Decoding how gene expression is regulated is critical to understanding disease. Regulatory DNA is decoded by the cell in a process termed “cis-regulatory logic”, where proteins called Transcription Factors (TFs) bind to specific DNA sequences within the genome and work together to produce as output a level of gene expression for downstream adjacent genes. This process is exceedingly complex to model as a large number of parameters is needed to fully describe the process (see Rationale, de Boer et al. 2020; Zeitingler J. 2020).

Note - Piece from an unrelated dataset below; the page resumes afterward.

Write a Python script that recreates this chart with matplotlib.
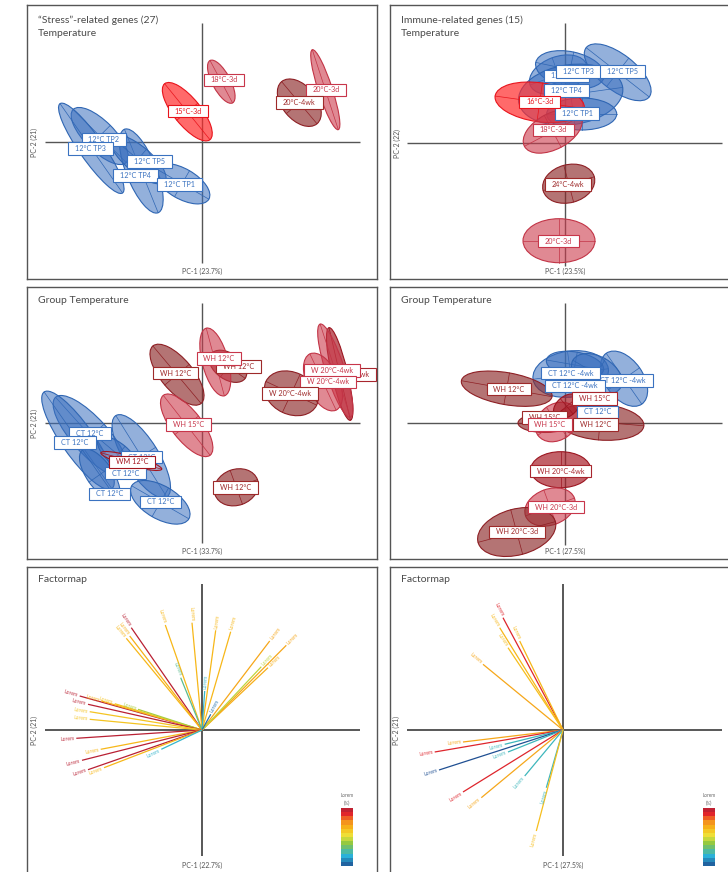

Having the ability to understand cis-regulatory logic in the human genome is an important goal and would provide insight into the origins of many diseases. However, learning models from human data is challenging due to limitations in the diversity of sequences present within the human genome (e.g. extensive repetitive DNA), the vast number of cell types that differ in how they interpret regulatory DNA, limited reporter assay data, and substantial technical biases present in many omic methods. To overcome these issues, we have recently created high-throughput measurements of the cis-regulatory activity of millions of randomly generated promoters in the single-cell organism Yeast (de Boer et al. 2020). Here, the expression level generated by each promoter sequence is measured via a fluorescent reporter gene regulated by a promoter (Sharon et al. 2012). The set of randomly generated promoter sequences is so large that it rivals the complexity of the entire human genome, which gives us unprecedented power to learn the many parameters required to understand gene regulation (see Rationale). Because both human and Yeast cis-regulatory logic uses similar principles, we hope that the model architectures learned on yeast data can inform on how to create models for the human genome.
In this competition, the participants will be given expression measurements of millions of randomly generated promoter sequences to train machine learning models that predict gene expression from sequences. The participants will be provided with TPU Research Cloud resources to help train their models.